Return the material below in full and exactly.

[Dataset excerpt start]

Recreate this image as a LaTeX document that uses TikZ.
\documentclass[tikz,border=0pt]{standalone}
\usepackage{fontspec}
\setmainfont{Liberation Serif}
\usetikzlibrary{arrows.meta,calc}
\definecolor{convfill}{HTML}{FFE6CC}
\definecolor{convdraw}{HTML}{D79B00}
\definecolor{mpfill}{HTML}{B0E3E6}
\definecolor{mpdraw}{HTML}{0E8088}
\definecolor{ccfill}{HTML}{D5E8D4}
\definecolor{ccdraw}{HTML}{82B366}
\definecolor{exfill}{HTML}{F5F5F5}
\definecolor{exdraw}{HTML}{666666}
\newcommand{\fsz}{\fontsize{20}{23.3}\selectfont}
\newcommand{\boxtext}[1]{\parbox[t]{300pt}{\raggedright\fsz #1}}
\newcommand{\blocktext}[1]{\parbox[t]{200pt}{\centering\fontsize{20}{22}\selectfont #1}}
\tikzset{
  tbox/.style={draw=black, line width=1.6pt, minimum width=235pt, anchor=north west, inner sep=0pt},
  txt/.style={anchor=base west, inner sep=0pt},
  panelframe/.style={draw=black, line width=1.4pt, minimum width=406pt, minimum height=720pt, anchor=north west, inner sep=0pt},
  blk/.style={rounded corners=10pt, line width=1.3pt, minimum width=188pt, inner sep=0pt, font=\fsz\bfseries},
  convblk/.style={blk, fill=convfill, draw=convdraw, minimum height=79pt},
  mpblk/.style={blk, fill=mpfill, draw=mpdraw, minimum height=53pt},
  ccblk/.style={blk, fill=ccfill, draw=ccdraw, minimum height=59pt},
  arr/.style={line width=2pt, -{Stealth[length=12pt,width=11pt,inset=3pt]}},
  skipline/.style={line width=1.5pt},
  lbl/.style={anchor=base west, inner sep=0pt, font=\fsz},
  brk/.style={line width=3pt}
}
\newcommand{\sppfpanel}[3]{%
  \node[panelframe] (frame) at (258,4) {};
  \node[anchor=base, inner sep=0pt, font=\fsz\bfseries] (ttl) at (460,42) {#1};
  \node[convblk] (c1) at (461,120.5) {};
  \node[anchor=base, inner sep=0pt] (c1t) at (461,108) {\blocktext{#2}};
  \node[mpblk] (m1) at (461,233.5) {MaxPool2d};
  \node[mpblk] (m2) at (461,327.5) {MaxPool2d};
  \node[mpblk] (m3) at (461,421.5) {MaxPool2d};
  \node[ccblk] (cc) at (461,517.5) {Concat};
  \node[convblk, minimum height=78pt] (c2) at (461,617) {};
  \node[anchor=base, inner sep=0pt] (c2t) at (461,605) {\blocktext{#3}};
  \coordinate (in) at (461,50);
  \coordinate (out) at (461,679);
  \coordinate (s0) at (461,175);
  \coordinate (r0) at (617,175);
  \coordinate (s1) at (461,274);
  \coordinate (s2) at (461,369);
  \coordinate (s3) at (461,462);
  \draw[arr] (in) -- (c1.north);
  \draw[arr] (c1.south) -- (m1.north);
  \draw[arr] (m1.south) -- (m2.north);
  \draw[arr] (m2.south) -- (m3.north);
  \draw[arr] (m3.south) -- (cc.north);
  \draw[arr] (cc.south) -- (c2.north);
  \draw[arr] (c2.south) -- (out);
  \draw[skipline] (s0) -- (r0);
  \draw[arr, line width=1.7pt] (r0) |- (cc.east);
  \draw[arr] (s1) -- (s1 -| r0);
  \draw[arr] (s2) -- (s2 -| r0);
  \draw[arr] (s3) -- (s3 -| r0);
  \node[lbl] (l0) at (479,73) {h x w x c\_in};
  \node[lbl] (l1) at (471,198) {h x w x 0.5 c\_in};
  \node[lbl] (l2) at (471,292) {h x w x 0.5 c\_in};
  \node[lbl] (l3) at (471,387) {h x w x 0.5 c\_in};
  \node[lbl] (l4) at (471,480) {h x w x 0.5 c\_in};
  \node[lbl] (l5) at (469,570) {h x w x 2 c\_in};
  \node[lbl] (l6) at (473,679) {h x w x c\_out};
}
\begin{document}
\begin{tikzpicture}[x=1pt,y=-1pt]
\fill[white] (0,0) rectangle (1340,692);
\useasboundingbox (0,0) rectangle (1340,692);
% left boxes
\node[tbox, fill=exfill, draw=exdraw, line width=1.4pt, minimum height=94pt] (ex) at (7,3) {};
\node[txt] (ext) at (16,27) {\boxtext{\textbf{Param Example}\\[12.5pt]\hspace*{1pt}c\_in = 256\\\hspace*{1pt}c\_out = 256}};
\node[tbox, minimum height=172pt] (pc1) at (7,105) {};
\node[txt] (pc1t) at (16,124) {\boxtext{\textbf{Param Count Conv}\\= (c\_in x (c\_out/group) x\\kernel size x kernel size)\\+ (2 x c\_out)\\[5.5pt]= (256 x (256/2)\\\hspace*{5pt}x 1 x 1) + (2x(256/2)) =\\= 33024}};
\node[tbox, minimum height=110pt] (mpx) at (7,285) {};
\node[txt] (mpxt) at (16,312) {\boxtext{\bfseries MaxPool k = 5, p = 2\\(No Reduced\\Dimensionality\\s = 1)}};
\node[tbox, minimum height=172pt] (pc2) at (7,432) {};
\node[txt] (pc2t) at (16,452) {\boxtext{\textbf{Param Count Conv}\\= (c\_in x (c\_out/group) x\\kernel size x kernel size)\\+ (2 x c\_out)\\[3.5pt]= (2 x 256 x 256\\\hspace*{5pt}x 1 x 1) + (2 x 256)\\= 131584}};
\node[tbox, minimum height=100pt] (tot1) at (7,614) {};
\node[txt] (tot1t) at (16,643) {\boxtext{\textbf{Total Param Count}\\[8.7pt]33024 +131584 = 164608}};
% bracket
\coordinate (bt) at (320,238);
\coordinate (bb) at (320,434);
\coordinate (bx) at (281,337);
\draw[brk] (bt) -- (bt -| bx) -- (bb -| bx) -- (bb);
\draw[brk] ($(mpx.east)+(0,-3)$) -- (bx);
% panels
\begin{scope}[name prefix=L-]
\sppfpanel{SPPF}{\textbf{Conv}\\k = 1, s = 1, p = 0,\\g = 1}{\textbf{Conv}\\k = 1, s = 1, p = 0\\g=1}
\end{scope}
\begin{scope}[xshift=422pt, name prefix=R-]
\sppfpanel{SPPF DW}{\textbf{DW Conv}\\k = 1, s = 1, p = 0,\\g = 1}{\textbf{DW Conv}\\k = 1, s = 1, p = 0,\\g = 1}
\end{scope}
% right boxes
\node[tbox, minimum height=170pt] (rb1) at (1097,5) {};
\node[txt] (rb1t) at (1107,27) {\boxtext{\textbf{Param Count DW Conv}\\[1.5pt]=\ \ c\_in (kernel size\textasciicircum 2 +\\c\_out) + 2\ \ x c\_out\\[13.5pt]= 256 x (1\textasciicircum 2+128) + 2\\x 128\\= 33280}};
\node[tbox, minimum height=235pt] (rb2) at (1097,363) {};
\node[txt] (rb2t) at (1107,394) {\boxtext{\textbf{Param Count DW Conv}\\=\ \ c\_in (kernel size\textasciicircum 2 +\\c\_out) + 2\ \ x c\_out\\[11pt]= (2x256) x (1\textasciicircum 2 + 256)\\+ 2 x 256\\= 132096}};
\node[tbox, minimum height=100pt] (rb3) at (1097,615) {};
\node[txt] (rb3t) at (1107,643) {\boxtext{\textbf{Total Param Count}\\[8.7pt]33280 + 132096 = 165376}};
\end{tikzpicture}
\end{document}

[Dataset excerpt end]

* Task solution
Recreate this image as a LaTeX document that uses TikZ.
\documentclass[tikz,border=0pt]{standalone}
\usepackage{fontspec}
\setmainfont{Liberation Serif}
\usetikzlibrary{arrows.meta,calc}
\definecolor{convfill}{HTML}{FFE6CC}
\definecolor{convdraw}{HTML}{D79B00}
\definecolor{mpfill}{HTML}{B0E3E6}
\definecolor{mpdraw}{HTML}{0E8088}
\definecolor{ccfill}{HTML}{D5E8D4}
\definecolor{ccdraw}{HTML}{82B366}
\definecolor{exfill}{HTML}{F5F5F5}
\definecolor{exdraw}{HTML}{666666}
\newcommand{\fsz}{\fontsize{20}{23.3}\selectfont}
\newcommand{\boxtext}[1]{\parbox[t]{300pt}{\raggedright\fsz #1}}
\newcommand{\blocktext}[1]{\parbox[t]{200pt}{\centering\fontsize{20}{22}\selectfont #1}}
\tikzset{
  tbox/.style={draw=black, line width=1.6pt, minimum width=235pt, anchor=north west, inner sep=0pt},
  txt/.style={anchor=base west, inner sep=0pt},
  panelframe/.style={draw=black, line width=1.4pt, minimum width=406pt, minimum height=720pt, anchor=north west, inner sep=0pt},
  blk/.style={rounded corners=10pt, line width=1.3pt, minimum width=188pt, inner sep=0pt, font=\fsz\bfseries},
  convblk/.style={blk, fill=convfill, draw=convdraw, minimum height=79pt},
  mpblk/.style={blk, fill=mpfill, draw=mpdraw, minimum height=53pt},
  ccblk/.style={blk, fill=ccfill, draw=ccdraw, minimum height=59pt},
  arr/.style={line width=2pt, -{Stealth[length=12pt,width=11pt,inset=3pt]}},
  skipline/.style={line width=1.5pt},
  lbl/.style={anchor=base west, inner sep=0pt, font=\fsz},
  brk/.style={line width=3pt}
}
\newcommand{\sppfpanel}[3]{%
  \node[panelframe] (frame) at (258,4) {};
  \node[anchor=base, inner sep=0pt, font=\fsz\bfseries] (ttl) at (460,42) {#1};
  \node[convblk] (c1) at (461,120.5) {};
  \node[anchor=base, inner sep=0pt] (c1t) at (461,108) {\blocktext{#2}};
  \node[mpblk] (m1) at (461,233.5) {MaxPool2d};
  \node[mpblk] (m2) at (461,327.5) {MaxPool2d};
  \node[mpblk] (m3) at (461,421.5) {MaxPool2d};
  \node[ccblk] (cc) at (461,517.5) {Concat};
  \node[convblk, minimum height=78pt] (c2) at (461,617) {};
  \node[anchor=base, inner sep=0pt] (c2t) at (461,605) {\blocktext{#3}};
  \coordinate (in) at (461,50);
  \coordinate (out) at (461,679);
  \coordinate (s0) at (461,175);
  \coordinate (r0) at (617,175);
  \coordinate (s1) at (461,274);
  \coordinate (s2) at (461,369);
  \coordinate (s3) at (461,462);
  \draw[arr] (in) -- (c1.north);
  \draw[arr] (c1.south) -- (m1.north);
  \draw[arr] (m1.south) -- (m2.north);
  \draw[arr] (m2.south) -- (m3.north);
  \draw[arr] (m3.south) -- (cc.north);
  \draw[arr] (cc.south) -- (c2.north);
  \draw[arr] (c2.south) -- (out);
  \draw[skipline] (s0) -- (r0);
  \draw[arr, line width=1.7pt] (r0) |- (cc.east);
  \draw[arr] (s1) -- (s1 -| r0);
  \draw[arr] (s2) -- (s2 -| r0);
  \draw[arr] (s3) -- (s3 -| r0);
  \node[lbl] (l0) at (479,73) {h x w x c\_in};
  \node[lbl] (l1) at (471,198) {h x w x 0.5 c\_in};
  \node[lbl] (l2) at (471,292) {h x w x 0.5 c\_in};
  \node[lbl] (l3) at (471,387) {h x w x 0.5 c\_in};
  \node[lbl] (l4) at (471,480) {h x w x 0.5 c\_in};
  \node[lbl] (l5) at (469,570) {h x w x 2 c\_in};
  \node[lbl] (l6) at (473,679) {h x w x c\_out};
}
\begin{document}
\begin{tikzpicture}[x=1pt,y=-1pt]
\fill[white] (0,0) rectangle (1340,692);
\useasboundingbox (0,0) rectangle (1340,692);
% left boxes
\node[tbox, fill=exfill, draw=exdraw, line width=1.4pt, minimum height=94pt] (ex) at (7,3) {};
\node[txt] (ext) at (16,27) {\boxtext{\textbf{Param Example}\\[12.5pt]\hspace*{1pt}c\_in = 256\\\hspace*{1pt}c\_out = 256}};
\node[tbox, minimum height=172pt] (pc1) at (7,105) {};
\node[txt] (pc1t) at (16,124) {\boxtext{\textbf{Param Count Conv}\\= (c\_in x (c\_out/group) x\\kernel size x kernel size)\\+ (2 x c\_out)\\[5.5pt]= (256 x (256/2)\\\hspace*{5pt}x 1 x 1) + (2x(256/2)) =\\= 33024}};
\node[tbox, minimum height=110pt] (mpx) at (7,285) {};
\node[txt] (mpxt) at (16,312) {\boxtext{\bfseries MaxPool k = 5, p = 2\\(No Reduced\\Dimensionality\\s = 1)}};
\node[tbox, minimum height=172pt] (pc2) at (7,432) {};
\node[txt] (pc2t) at (16,452) {\boxtext{\textbf{Param Count Conv}\\= (c\_in x (c\_out/group) x\\kernel size x kernel size)\\+ (2 x c\_out)\\[3.5pt]= (2 x 256 x 256\\\hspace*{5pt}x 1 x 1) + (2 x 256)\\= 131584}};
\node[tbox, minimum height=100pt] (tot1) at (7,614) {};
\node[txt] (tot1t) at (16,643) {\boxtext{\textbf{Total Param Count}\\[8.7pt]33024 +131584 = 164608}};
% bracket
\coordinate (bt) at (320,238);
\coordinate (bb) at (320,434);
\coordinate (bx) at (281,337);
\draw[brk] (bt) -- (bt -| bx) -- (bb -| bx) -- (bb);
\draw[brk] ($(mpx.east)+(0,-3)$) -- (bx);
% panels
\begin{scope}[name prefix=L-]
\sppfpanel{SPPF}{\textbf{Conv}\\k = 1, s = 1, p = 0,\\g = 1}{\textbf{Conv}\\k = 1, s = 1, p = 0\\g=1}
\end{scope}
\begin{scope}[xshift=422pt, name prefix=R-]
\sppfpanel{SPPF DW}{\textbf{DW Conv}\\k = 1, s = 1, p = 0,\\g = 1}{\textbf{DW Conv}\\k = 1, s = 1, p = 0,\\g = 1}
\end{scope}
% right boxes
\node[tbox, minimum height=170pt] (rb1) at (1097,5) {};
\node[txt] (rb1t) at (1107,27) {\boxtext{\textbf{Param Count DW Conv}\\[1.5pt]=\ \ c\_in (kernel size\textasciicircum 2 +\\c\_out) + 2\ \ x c\_out\\[13.5pt]= 256 x (1\textasciicircum 2+128) + 2\\x 128\\= 33280}};
\node[tbox, minimum height=235pt] (rb2) at (1097,363) {};
\node[txt] (rb2t) at (1107,394) {\boxtext{\textbf{Param Count DW Conv}\\=\ \ c\_in (kernel size\textasciicircum 2 +\\c\_out) + 2\ \ x c\_out\\[11pt]= (2x256) x (1\textasciicircum 2 + 256)\\+ 2 x 256\\= 132096}};
\node[tbox, minimum height=100pt] (rb3) at (1097,615) {};
\node[txt] (rb3t) at (1107,643) {\boxtext{\textbf{Total Param Count}\\[8.7pt]33280 + 132096 = 165376}};
\end{tikzpicture}
\end{document}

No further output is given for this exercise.